I enjoyed going to the Film Society of Lincoln Center last week and seeing a weird horror comedy from 1989 directed by Bob Balaban called Parents, about a 1950s suburban family in which the sullen little boy suspects that his parents are cannibals. It was enjoyably messed up to watch, and Randy Quaid was excellent as the strict and unsettling father, he had this slow and measured way of speaking that always just barely hid a psychoticness below the surface. I also adored Sandy Dennis as the school social worker who was funny in a quirky way and had a more 70's hippie look in a 1950s-set film. The score by Angelo Badalamenti gave it that eerie vibe that he used in David Lynch films, of a creeping horror score set amongst ordinary suburban life.

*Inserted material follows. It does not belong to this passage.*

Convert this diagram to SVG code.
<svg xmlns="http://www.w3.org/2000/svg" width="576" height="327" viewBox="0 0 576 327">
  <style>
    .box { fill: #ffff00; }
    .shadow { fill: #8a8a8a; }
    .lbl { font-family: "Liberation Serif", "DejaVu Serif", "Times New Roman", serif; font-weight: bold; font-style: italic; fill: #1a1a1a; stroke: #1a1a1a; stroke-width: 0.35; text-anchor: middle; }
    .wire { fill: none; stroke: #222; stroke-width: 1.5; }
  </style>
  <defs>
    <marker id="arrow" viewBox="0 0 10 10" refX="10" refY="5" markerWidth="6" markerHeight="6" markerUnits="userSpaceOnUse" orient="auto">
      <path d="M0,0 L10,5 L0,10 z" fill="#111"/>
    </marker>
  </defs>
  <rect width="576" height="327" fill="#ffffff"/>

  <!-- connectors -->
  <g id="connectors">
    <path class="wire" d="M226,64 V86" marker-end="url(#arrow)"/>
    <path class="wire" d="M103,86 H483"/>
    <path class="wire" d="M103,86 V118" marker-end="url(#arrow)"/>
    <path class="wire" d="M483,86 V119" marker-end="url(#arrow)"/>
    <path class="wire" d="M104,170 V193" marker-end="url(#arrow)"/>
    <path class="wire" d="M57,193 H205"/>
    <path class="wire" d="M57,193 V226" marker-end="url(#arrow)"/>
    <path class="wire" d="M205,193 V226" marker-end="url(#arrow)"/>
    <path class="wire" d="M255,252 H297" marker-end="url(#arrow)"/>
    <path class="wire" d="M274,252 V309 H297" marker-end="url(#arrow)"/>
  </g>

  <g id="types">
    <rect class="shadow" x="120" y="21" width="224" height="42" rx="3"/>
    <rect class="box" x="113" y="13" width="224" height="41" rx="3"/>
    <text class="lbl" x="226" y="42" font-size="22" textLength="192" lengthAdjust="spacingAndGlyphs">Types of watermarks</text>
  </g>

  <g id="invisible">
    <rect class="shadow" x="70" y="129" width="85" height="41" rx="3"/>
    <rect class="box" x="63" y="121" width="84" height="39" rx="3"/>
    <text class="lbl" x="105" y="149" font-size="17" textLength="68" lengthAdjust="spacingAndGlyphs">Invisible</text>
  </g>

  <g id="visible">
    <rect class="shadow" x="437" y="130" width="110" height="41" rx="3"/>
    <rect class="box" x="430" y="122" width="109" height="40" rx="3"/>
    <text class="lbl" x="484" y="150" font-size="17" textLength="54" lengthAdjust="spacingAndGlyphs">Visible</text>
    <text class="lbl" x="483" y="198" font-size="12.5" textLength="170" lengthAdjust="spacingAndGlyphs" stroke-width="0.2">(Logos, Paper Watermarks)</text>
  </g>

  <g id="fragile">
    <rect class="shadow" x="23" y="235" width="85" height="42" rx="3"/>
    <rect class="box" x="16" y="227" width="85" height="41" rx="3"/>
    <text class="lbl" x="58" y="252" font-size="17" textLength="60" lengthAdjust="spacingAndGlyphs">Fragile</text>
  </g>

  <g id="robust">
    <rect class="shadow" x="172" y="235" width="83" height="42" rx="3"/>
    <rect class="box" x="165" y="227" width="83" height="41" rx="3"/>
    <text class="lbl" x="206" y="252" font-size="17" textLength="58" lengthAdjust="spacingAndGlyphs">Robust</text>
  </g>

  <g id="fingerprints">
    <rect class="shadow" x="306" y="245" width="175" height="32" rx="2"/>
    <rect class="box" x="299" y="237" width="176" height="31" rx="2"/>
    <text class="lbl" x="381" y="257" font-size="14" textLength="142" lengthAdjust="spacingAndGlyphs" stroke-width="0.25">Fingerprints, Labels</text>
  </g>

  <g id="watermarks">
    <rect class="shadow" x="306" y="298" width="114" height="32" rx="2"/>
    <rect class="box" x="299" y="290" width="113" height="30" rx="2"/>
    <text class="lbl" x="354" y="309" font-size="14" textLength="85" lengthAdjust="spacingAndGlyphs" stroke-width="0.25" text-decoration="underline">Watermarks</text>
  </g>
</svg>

Balaban did a Q&A after the film, and has a funny mix of a quiet voice with a dry sense of humor. The film was a heightened version of his own 1950s childhood, where family secrets were kept hidden from him until adulthood, where he didn't know what his parents' lives were like when he wasn't around, and he felt small and repressed in a environment where everything has to look perfect on the outside. He told a lot of interesting anecdotes about his career, like directing episodes of genre shows like Tales from the Darkside, Eerie, Indiana, and Amazing Stories. He surprisingly did not like directing My Boyfriend's Back (the next film showing after Parents) due to studio restraints, though he enjoyed working with the cast, including an eager and young Philip Seymour Hoffman, who was cast as a bullying jock, but assured Balaban that he could play any role and do it well. It was a good evening of seeing a really odd movie and listening to a pleasant chat with a renowned comedic actor and director.